[START]

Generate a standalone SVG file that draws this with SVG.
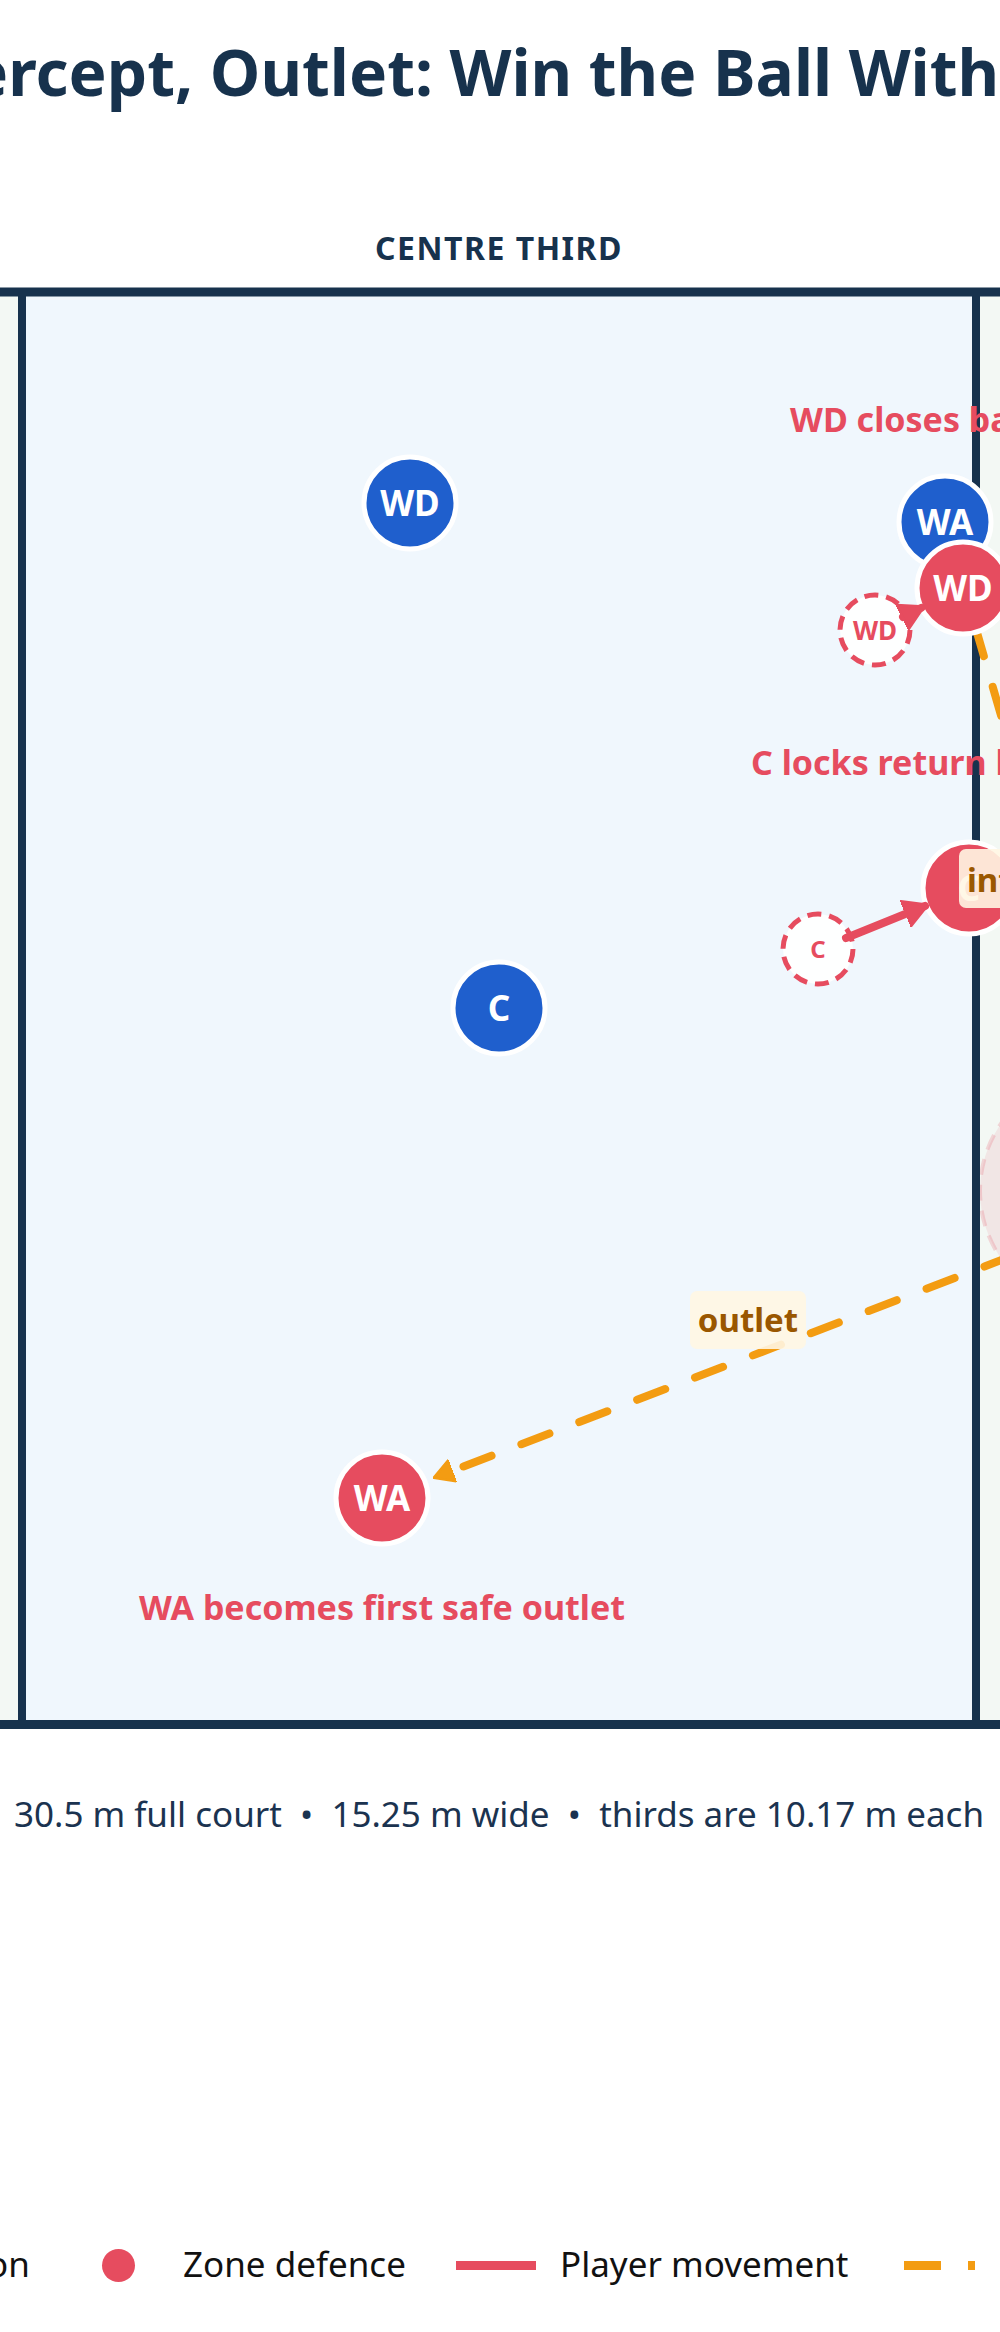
<svg xmlns="http://www.w3.org/2000/svg" width="1000" height="2332" viewBox="0 0 1000 2332">
<style>
.ff{font-family:"Noto Sans","Open Sans","DejaVu Sans",sans-serif}
.title{font-size:64px;font-weight:700;fill:#17324d}
.zone{font-size:32px;font-weight:700;fill:#17324d;letter-spacing:1.5px}
.pl{font-size:35px;font-weight:700;fill:#ffffff;text-anchor:middle}
.ghostt{font-weight:700;fill:#e64c5f;text-anchor:middle}
.att{fill:#1f5fcd;stroke:#ffffff;stroke-width:5}
.def{fill:#e64c5f;stroke:#ffffff;stroke-width:5}
.ghost{fill:#ffffff;fill-opacity:0.9;stroke:#e64c5f;stroke-width:5;stroke-dasharray:14 8}
.note{font-size:34px;font-weight:700;fill:#e64c5f}
.lblbox{fill:#fff6e3;fill-opacity:0.9}
.lbl{font-size:33px;font-weight:700;fill:#9a5700}
.pass{fill:none;stroke:#f39c12;stroke-width:8;stroke-linecap:round;stroke-dasharray:30 32}
.move{fill:none;stroke:#e64c5f;stroke-width:8;stroke-linecap:round}
.foot{font-size:35px;fill:#1b3350;text-anchor:middle}
.leg{font-size:35px;fill:#111111}
</style>
<defs>
<marker id="arrRed" viewBox="0 0 8 10" refX="7" refY="5" markerWidth="3.1" markerHeight="3.7" orient="auto" markerUnits="strokeWidth">
<path d="M0,0.5 L8,5 L0,9.5 Z" fill="#e64c5f" stroke="#e64c5f" stroke-width="1" stroke-linejoin="round"/>
</marker>
<marker id="arrOrange" viewBox="0 0 8 10" refX="7" refY="5" markerWidth="2.6" markerHeight="3.1" orient="auto" markerUnits="strokeWidth">
<path d="M0,0.5 L8,5 L0,9.5 Z" fill="#f39c12" stroke="#f39c12" stroke-width="1" stroke-linejoin="round"/>
</marker>
</defs>
<rect x="0" y="0" width="1000" height="2332" fill="#ffffff"/>
<text class="ff title" x="-30" y="96">ercept, Outlet: Win the Ball Witho</text>
<text class="ff zone" x="499" y="260" text-anchor="middle">CENTRE THIRD</text>

<g id="court">
<rect x="-20" y="292" width="1040" height="1433" fill="#f3f8f4"/>
<rect x="22" y="292" width="954" height="1433" fill="#f0f7fd"/>
<circle id="zone-circle" cx="1099" cy="1191" r="119" fill="#e64c5f" fill-opacity="0.1" stroke="#e64c5f" stroke-opacity="0.2" stroke-width="4" stroke-dasharray="16 10"/>
<line x1="-20" y1="292" x2="1020" y2="292" stroke="#17324d" stroke-width="9"/>
<line x1="-20" y1="1724.5" x2="1020" y2="1724.5" stroke="#17324d" stroke-width="9"/>
<line x1="22" y1="292" x2="22" y2="1724.5" stroke="#17324d" stroke-width="8"/>
<line x1="976" y1="292" x2="976" y2="1724.5" stroke="#17324d" stroke-width="8"/>
</g>

<g id="connectors">
<line class="pass" x1="945" y1="522" x2="1040" y2="850" stroke-dashoffset="14.4"/>
<line class="pass" x1="1150" y1="1203" x2="436" y2="1477" stroke-dashoffset="38.7" marker-end="url(#arrOrange)"/>
</g>

<g id="player-wd-attack">
<circle class="att" cx="410" cy="503" r="46"/>
<text class="ff pl" x="410" y="516">WD</text>
</g>
<g id="player-c-attack">
<circle class="att" cx="499" cy="1008" r="46"/>
<text class="ff pl" x="499" y="1021">C</text>
</g>
<g id="player-wa-attack">
<circle class="att" cx="945" cy="522" r="46"/>
<text class="ff pl" x="945" y="535">WA</text>
</g>
<g id="ghost-wd">
<circle class="ghost" cx="875" cy="630" r="35"/>
<text class="ff ghostt" x="875" y="640" font-size="26">WD</text>
</g>
<g id="player-wd-defence">
<circle class="def" cx="963" cy="588" r="46"/>
<text class="ff pl" x="963" y="601">WD</text>
</g>
<g id="ghost-c">
<circle class="ghost" cx="818" cy="949" r="35"/>
<text class="ff ghostt" x="818" y="958" font-size="24">C</text>
</g>
<g id="player-c-defence">
<circle class="def" cx="969" cy="888" r="46"/>
<text class="ff pl" x="969" y="901">C</text>
</g>
<g id="player-wa-defence">
<circle class="def" cx="382" cy="1498" r="46"/>
<text class="ff pl" x="382" y="1511">WA</text>
</g>

<g id="movement">
<line class="move" x1="903" y1="617" x2="921" y2="608" marker-end="url(#arrRed)"/>
<line class="move" x1="846" y1="938" x2="925" y2="906" marker-end="url(#arrRed)"/>
</g>

<g id="labels">
<rect class="lblbox" x="690" y="1291" width="116" height="58" rx="7"/>
<text class="ff lbl" x="748" y="1332" text-anchor="middle">outlet</text>
<rect class="lblbox" x="959" y="849" width="140" height="59" rx="7"/>
<text class="ff lbl" x="967" y="892">int</text>
<text class="ff note" x="790" y="432">WD closes ba</text>
<text class="ff note" x="751" y="775">C locks return l</text>
<text class="ff note" x="382" y="1620" text-anchor="middle" font-size="33.6">WA becomes first safe outlet</text>
</g>

<text class="ff foot" x="499" y="1827">30.5 m full court &#160;•&#160; 15.25 m wide &#160;•&#160; thirds are 10.17 m each</text>

<g id="legend">
<text class="ff leg" x="-13" y="2277">on</text>
<circle cx="118.5" cy="2265.5" r="16.5" fill="#e64c5f"/>
<text class="ff leg" x="183" y="2277">Zone defence</text>
<line x1="456" y1="2265.5" x2="536" y2="2265.5" stroke="#e64c5f" stroke-width="9"/>
<text class="ff leg" x="560" y="2277">Player movement</text>
<line x1="904" y1="2265.5" x2="975" y2="2265.5" stroke="#f39c12" stroke-width="9" stroke-dasharray="37 27"/>
</g>
</svg>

[END]

**Exercise prompt**
Write out the full set of lines verbatim, without the pictures.

**Task output**
Generate a standalone SVG file that draws this with SVG.
<svg xmlns="http://www.w3.org/2000/svg" width="1000" height="2332" viewBox="0 0 1000 2332">
<style>
.ff{font-family:"Noto Sans","Open Sans","DejaVu Sans",sans-serif}
.title{font-size:64px;font-weight:700;fill:#17324d}
.zone{font-size:32px;font-weight:700;fill:#17324d;letter-spacing:1.5px}
.pl{font-size:35px;font-weight:700;fill:#ffffff;text-anchor:middle}
.ghostt{font-weight:700;fill:#e64c5f;text-anchor:middle}
.att{fill:#1f5fcd;stroke:#ffffff;stroke-width:5}
.def{fill:#e64c5f;stroke:#ffffff;stroke-width:5}
.ghost{fill:#ffffff;fill-opacity:0.9;stroke:#e64c5f;stroke-width:5;stroke-dasharray:14 8}
.note{font-size:34px;font-weight:700;fill:#e64c5f}
.lblbox{fill:#fff6e3;fill-opacity:0.9}
.lbl{font-size:33px;font-weight:700;fill:#9a5700}
.pass{fill:none;stroke:#f39c12;stroke-width:8;stroke-linecap:round;stroke-dasharray:30 32}
.move{fill:none;stroke:#e64c5f;stroke-width:8;stroke-linecap:round}
.foot{font-size:35px;fill:#1b3350;text-anchor:middle}
.leg{font-size:35px;fill:#111111}
</style>
<defs>
<marker id="arrRed" viewBox="0 0 8 10" refX="7" refY="5" markerWidth="3.1" markerHeight="3.7" orient="auto" markerUnits="strokeWidth">
<path d="M0,0.5 L8,5 L0,9.5 Z" fill="#e64c5f" stroke="#e64c5f" stroke-width="1" stroke-linejoin="round"/>
</marker>
<marker id="arrOrange" viewBox="0 0 8 10" refX="7" refY="5" markerWidth="2.6" markerHeight="3.1" orient="auto" markerUnits="strokeWidth">
<path d="M0,0.5 L8,5 L0,9.5 Z" fill="#f39c12" stroke="#f39c12" stroke-width="1" stroke-linejoin="round"/>
</marker>
</defs>
<rect x="0" y="0" width="1000" height="2332" fill="#ffffff"/>
<text class="ff title" x="-30" y="96">ercept, Outlet: Win the Ball Witho</text>
<text class="ff zone" x="499" y="260" text-anchor="middle">CENTRE THIRD</text>

<g id="court">
<rect x="-20" y="292" width="1040" height="1433" fill="#f3f8f4"/>
<rect x="22" y="292" width="954" height="1433" fill="#f0f7fd"/>
<circle id="zone-circle" cx="1099" cy="1191" r="119" fill="#e64c5f" fill-opacity="0.1" stroke="#e64c5f" stroke-opacity="0.2" stroke-width="4" stroke-dasharray="16 10"/>
<line x1="-20" y1="292" x2="1020" y2="292" stroke="#17324d" stroke-width="9"/>
<line x1="-20" y1="1724.5" x2="1020" y2="1724.5" stroke="#17324d" stroke-width="9"/>
<line x1="22" y1="292" x2="22" y2="1724.5" stroke="#17324d" stroke-width="8"/>
<line x1="976" y1="292" x2="976" y2="1724.5" stroke="#17324d" stroke-width="8"/>
</g>

<g id="connectors">
<line class="pass" x1="945" y1="522" x2="1040" y2="850" stroke-dashoffset="14.4"/>
<line class="pass" x1="1150" y1="1203" x2="436" y2="1477" stroke-dashoffset="38.7" marker-end="url(#arrOrange)"/>
</g>

<g id="player-wd-attack">
<circle class="att" cx="410" cy="503" r="46"/>
<text class="ff pl" x="410" y="516">WD</text>
</g>
<g id="player-c-attack">
<circle class="att" cx="499" cy="1008" r="46"/>
<text class="ff pl" x="499" y="1021">C</text>
</g>
<g id="player-wa-attack">
<circle class="att" cx="945" cy="522" r="46"/>
<text class="ff pl" x="945" y="535">WA</text>
</g>
<g id="ghost-wd">
<circle class="ghost" cx="875" cy="630" r="35"/>
<text class="ff ghostt" x="875" y="640" font-size="26">WD</text>
</g>
<g id="player-wd-defence">
<circle class="def" cx="963" cy="588" r="46"/>
<text class="ff pl" x="963" y="601">WD</text>
</g>
<g id="ghost-c">
<circle class="ghost" cx="818" cy="949" r="35"/>
<text class="ff ghostt" x="818" y="958" font-size="24">C</text>
</g>
<g id="player-c-defence">
<circle class="def" cx="969" cy="888" r="46"/>
<text class="ff pl" x="969" y="901">C</text>
</g>
<g id="player-wa-defence">
<circle class="def" cx="382" cy="1498" r="46"/>
<text class="ff pl" x="382" y="1511">WA</text>
</g>

<g id="movement">
<line class="move" x1="903" y1="617" x2="921" y2="608" marker-end="url(#arrRed)"/>
<line class="move" x1="846" y1="938" x2="925" y2="906" marker-end="url(#arrRed)"/>
</g>

<g id="labels">
<rect class="lblbox" x="690" y="1291" width="116" height="58" rx="7"/>
<text class="ff lbl" x="748" y="1332" text-anchor="middle">outlet</text>
<rect class="lblbox" x="959" y="849" width="140" height="59" rx="7"/>
<text class="ff lbl" x="967" y="892">int</text>
<text class="ff note" x="790" y="432">WD closes ba</text>
<text class="ff note" x="751" y="775">C locks return l</text>
<text class="ff note" x="382" y="1620" text-anchor="middle" font-size="33.6">WA becomes first safe outlet</text>
</g>

<text class="ff foot" x="499" y="1827">30.5 m full court &#160;•&#160; 15.25 m wide &#160;•&#160; thirds are 10.17 m each</text>

<g id="legend">
<text class="ff leg" x="-13" y="2277">on</text>
<circle cx="118.5" cy="2265.5" r="16.5" fill="#e64c5f"/>
<text class="ff leg" x="183" y="2277">Zone defence</text>
<line x1="456" y1="2265.5" x2="536" y2="2265.5" stroke="#e64c5f" stroke-width="9"/>
<text class="ff leg" x="560" y="2277">Player movement</text>
<line x1="904" y1="2265.5" x2="975" y2="2265.5" stroke="#f39c12" stroke-width="9" stroke-dasharray="37 27"/>
</g>
</svg>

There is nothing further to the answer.